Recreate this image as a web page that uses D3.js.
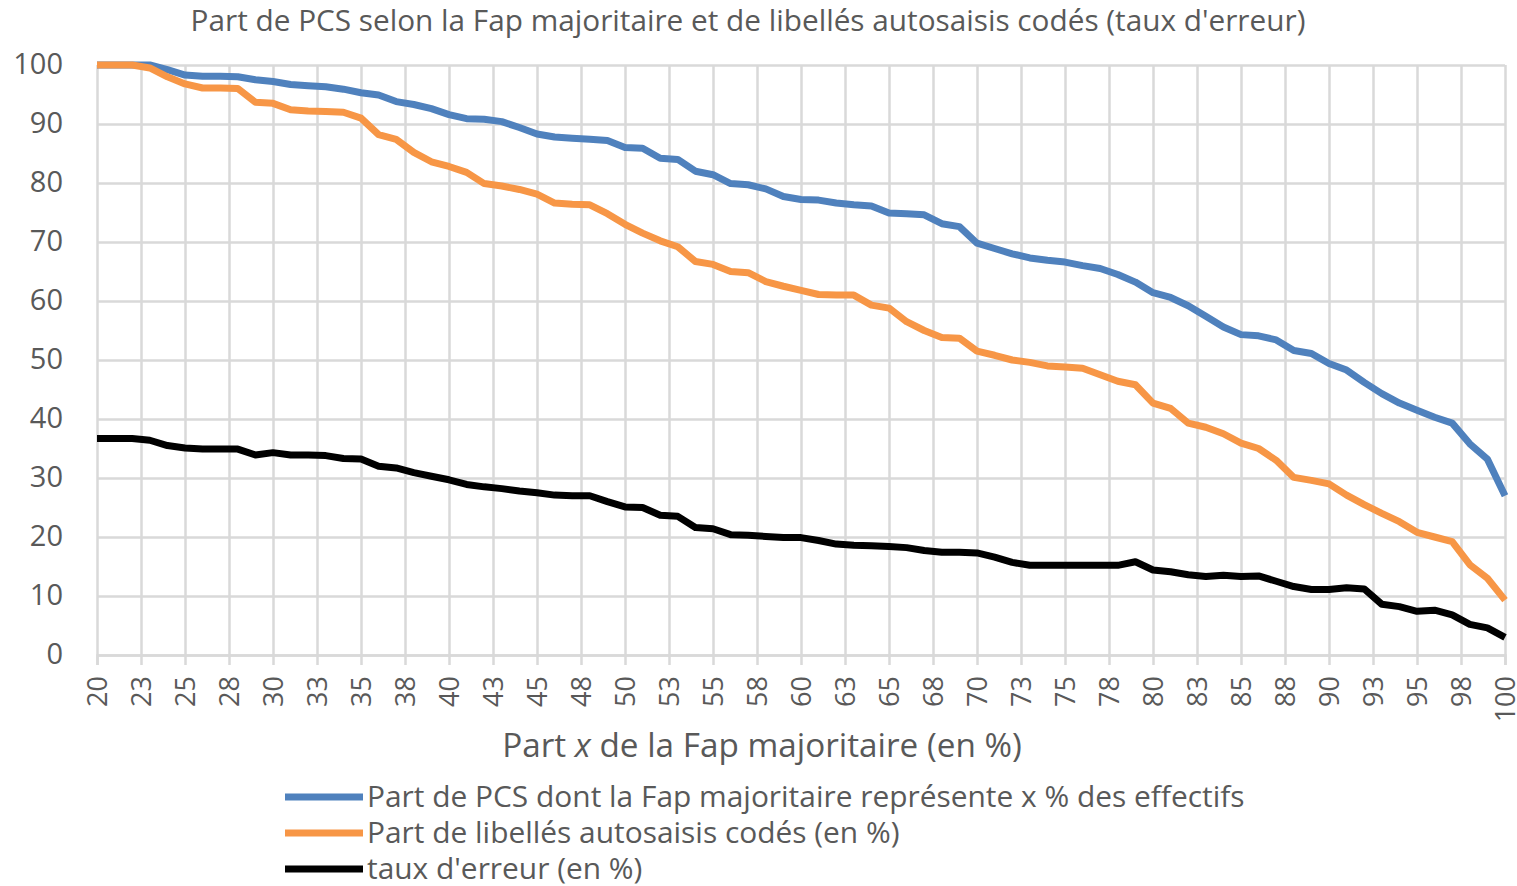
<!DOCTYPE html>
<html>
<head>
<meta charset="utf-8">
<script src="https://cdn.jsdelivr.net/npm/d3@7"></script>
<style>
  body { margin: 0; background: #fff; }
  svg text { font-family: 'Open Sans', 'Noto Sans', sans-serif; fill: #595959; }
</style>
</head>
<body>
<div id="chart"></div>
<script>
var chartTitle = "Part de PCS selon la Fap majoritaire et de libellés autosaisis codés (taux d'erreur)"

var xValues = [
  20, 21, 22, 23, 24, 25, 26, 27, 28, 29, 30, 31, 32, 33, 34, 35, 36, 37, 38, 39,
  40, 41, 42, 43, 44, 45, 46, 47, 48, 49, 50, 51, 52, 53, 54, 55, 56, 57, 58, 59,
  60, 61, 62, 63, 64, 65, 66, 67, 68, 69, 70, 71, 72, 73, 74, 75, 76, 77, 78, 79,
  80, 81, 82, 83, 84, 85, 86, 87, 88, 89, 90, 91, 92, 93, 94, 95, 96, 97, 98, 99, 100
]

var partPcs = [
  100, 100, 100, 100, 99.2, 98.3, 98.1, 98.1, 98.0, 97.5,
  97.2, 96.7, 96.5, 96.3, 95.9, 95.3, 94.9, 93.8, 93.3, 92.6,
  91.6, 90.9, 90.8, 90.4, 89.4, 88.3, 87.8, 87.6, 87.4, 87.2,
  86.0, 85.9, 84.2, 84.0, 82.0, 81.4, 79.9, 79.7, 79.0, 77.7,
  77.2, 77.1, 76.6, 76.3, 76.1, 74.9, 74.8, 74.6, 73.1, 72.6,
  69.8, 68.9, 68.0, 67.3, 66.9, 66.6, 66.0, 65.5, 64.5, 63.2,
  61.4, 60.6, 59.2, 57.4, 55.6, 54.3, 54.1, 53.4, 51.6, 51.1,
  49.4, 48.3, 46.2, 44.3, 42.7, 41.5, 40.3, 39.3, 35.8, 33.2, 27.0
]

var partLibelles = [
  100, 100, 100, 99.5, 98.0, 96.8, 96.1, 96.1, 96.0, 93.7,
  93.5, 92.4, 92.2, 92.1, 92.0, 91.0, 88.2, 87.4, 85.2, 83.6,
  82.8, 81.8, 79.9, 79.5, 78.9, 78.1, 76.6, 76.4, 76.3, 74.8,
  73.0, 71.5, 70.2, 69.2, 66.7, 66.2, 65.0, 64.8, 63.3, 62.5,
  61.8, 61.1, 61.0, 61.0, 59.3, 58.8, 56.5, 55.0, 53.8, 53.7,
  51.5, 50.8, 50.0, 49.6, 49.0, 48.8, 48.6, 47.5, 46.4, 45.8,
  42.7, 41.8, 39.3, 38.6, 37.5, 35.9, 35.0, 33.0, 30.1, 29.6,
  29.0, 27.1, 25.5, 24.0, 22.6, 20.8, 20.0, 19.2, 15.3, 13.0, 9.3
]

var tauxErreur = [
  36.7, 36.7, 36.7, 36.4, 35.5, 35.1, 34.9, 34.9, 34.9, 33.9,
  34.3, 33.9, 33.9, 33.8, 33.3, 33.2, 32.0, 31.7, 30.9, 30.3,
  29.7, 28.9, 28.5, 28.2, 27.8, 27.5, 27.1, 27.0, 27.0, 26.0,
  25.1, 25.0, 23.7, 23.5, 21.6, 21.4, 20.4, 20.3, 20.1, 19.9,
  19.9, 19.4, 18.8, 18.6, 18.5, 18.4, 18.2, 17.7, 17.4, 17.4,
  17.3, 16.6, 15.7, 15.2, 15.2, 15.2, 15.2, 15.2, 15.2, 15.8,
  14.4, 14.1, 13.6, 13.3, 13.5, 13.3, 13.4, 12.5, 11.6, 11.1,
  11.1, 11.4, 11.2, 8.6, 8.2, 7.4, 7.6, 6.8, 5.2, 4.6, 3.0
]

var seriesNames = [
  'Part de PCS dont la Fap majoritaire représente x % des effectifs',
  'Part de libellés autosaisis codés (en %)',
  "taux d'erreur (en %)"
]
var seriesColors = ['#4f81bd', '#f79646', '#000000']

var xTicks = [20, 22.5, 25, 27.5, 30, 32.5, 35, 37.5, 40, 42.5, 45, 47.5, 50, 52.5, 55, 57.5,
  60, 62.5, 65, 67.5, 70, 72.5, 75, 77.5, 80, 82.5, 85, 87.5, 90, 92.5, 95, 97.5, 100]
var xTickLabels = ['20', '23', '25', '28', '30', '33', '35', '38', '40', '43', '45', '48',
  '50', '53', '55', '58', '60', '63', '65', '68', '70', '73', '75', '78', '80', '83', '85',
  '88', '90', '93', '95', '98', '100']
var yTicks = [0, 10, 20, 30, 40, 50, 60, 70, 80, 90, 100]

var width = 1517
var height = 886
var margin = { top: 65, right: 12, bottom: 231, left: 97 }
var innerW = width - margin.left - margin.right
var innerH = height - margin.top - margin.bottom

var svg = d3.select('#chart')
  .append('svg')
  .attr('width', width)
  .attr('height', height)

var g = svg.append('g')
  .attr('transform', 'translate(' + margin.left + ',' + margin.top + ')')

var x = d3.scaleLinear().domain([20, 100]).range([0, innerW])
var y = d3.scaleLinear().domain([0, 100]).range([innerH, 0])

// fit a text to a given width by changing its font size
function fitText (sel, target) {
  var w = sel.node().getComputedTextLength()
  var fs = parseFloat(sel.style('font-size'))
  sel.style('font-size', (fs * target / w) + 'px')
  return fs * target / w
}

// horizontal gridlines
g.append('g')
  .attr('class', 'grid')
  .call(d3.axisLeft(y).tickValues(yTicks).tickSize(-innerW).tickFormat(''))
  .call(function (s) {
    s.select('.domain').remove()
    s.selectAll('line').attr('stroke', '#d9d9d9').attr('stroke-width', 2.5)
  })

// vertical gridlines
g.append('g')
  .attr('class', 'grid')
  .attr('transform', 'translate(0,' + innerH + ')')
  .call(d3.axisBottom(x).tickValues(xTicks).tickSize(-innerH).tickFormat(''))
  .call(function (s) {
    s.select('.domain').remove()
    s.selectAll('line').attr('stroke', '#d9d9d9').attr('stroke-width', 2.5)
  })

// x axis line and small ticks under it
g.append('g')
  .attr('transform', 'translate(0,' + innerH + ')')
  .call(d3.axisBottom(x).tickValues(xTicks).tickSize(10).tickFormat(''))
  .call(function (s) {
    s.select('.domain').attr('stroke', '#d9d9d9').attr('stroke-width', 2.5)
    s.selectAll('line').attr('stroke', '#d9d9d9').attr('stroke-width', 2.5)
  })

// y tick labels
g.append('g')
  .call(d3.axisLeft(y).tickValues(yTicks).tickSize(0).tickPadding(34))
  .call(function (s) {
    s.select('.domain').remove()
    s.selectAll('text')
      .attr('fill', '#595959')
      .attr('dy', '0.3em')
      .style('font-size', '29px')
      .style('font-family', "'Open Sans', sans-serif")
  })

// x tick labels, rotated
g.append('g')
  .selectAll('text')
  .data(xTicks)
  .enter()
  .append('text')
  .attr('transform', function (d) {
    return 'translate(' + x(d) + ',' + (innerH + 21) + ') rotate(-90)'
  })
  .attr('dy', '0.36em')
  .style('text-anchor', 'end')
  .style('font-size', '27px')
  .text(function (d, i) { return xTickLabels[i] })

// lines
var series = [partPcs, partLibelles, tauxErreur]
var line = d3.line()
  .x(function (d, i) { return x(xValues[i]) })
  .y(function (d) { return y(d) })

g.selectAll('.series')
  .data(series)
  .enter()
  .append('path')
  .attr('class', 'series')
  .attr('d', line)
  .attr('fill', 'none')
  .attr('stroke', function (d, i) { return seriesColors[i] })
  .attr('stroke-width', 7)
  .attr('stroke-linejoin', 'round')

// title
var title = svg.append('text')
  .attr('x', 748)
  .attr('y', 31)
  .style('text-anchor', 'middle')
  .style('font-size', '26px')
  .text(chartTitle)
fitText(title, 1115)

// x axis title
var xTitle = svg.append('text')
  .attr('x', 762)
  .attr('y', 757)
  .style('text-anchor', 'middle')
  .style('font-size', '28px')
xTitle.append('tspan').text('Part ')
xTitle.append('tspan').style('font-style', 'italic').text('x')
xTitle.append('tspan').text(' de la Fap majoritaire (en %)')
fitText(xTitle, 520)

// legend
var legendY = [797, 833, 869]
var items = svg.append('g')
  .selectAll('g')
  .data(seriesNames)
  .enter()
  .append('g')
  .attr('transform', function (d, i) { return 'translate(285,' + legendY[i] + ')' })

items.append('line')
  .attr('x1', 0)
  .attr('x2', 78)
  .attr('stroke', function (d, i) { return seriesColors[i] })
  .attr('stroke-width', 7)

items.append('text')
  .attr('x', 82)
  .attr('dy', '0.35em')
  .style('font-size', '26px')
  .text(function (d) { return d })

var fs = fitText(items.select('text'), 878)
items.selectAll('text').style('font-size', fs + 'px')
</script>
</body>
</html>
──────────────────────────────
Description of the task:
Your task is to return the lines above, from the first one up to and including the line containing "de PCS selon", minus any pictures.

Response to the task:
Recreate this image as a web page that uses D3.js.
<!DOCTYPE html>
<html>
<head>
<meta charset="utf-8">
<script src="https://cdn.jsdelivr.net/npm/d3@7"></script>
<style>
  body { margin: 0; background: #fff; }
  svg text { font-family: 'Open Sans', 'Noto Sans', sans-serif; fill: #595959; }
</style>
</head>
<body>
<div id="chart"></div>
<script>
var chartTitle = "Part de PCS selon la Fap majoritaire et de libellés autosaisis codés (taux d'erreur)"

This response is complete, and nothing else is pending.